Thanks, I'll give it a try.


----------



## Victoria Bampton (May 19, 2010)

Or if you fancy a solution with a UI, Chronosync can do a verified copy and alert you to changes.


----------



## Osho (May 20, 2010)

I think I will go with a software package just because it makes automatic backups and bootable clones possible not to mention the fact that it will keep me away from aspects of the OS of which I have an imperfect understanding.  But, none of the packages I've examined including Chronosync checks for file and data patency!? Would using Disk Utilities [Mac] and Disk Verify/Repair be adequate? The Terminal command line prompt "diff -rq" sounds like a good alternative but not as "entry level" as Disk Utilities.


----------



## Victoria Bampton (May 20, 2010)

Chronosync has a 'verified copy data' checkbox in the 'special file/folder handling' section, and if you want to compare ones that are already on disc, setting it up as if it's going to copy and then looking in the Analyze panel will show you a list of all of your files, their sizes and any time differences.

If you're really concerned about image data verification, take a look at ImageVerifier http://basepath.com/ImageIngester/ivinfo.php


----------



## Osho (May 20, 2010)

When I went to the Chronosync website, I saw the "Analyze" feature but the boilerplate didn't seem to address data corruption specifically and after the amount of looking around I've done, I wasn't optimistic about it's usefulness. But, you've definitely encouraged another look. At this point, along with OWC RAID [to backup the backup], a 2GB La Cie backup"HDD, existing internal "Copy to..." HDDs plus a file and data checker, I think I'm able to recreate a system that'll allow me to sleep better. Thanks for the help. 
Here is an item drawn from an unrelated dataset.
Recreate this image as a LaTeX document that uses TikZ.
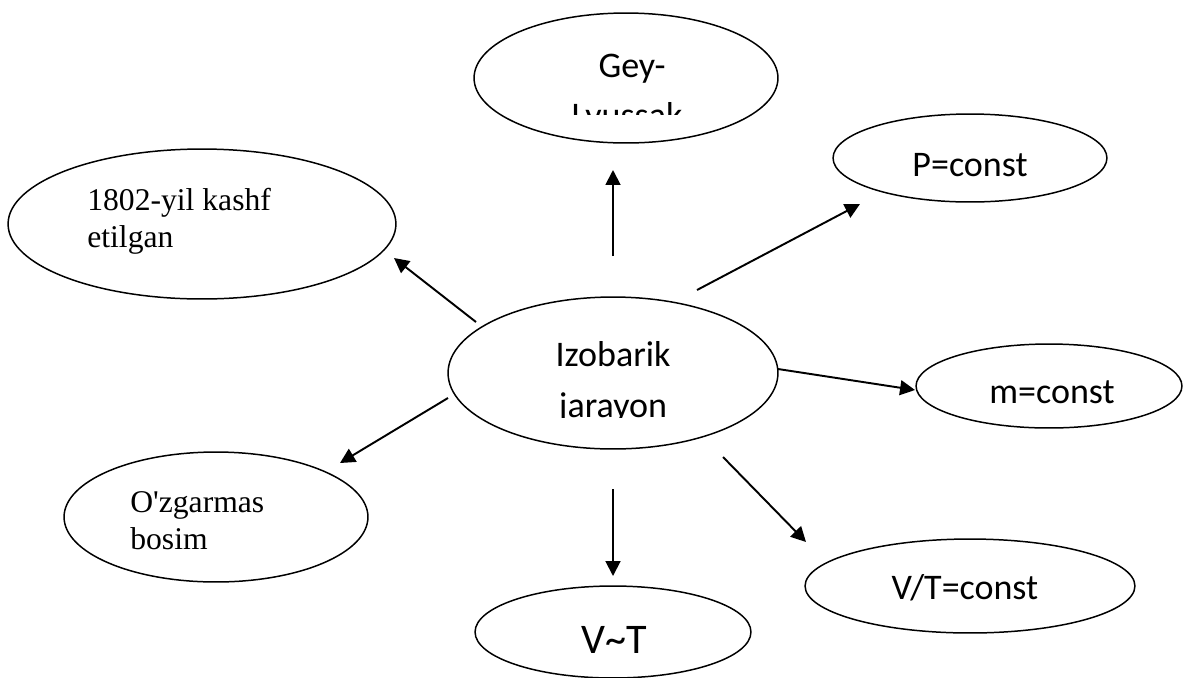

BTW, I've been looking at some of voluminous files of past threads and, as a result, have come to really appreciate this forum.


----------



## Osho (May 20, 2010)

I downloaded the Chronosync/Agent demo, saw the "Verify" checkbox [they should tout this feature more than they do] and will be using the software. The "diff -rq" is also there to investigate.  Thanks for the tip.


----------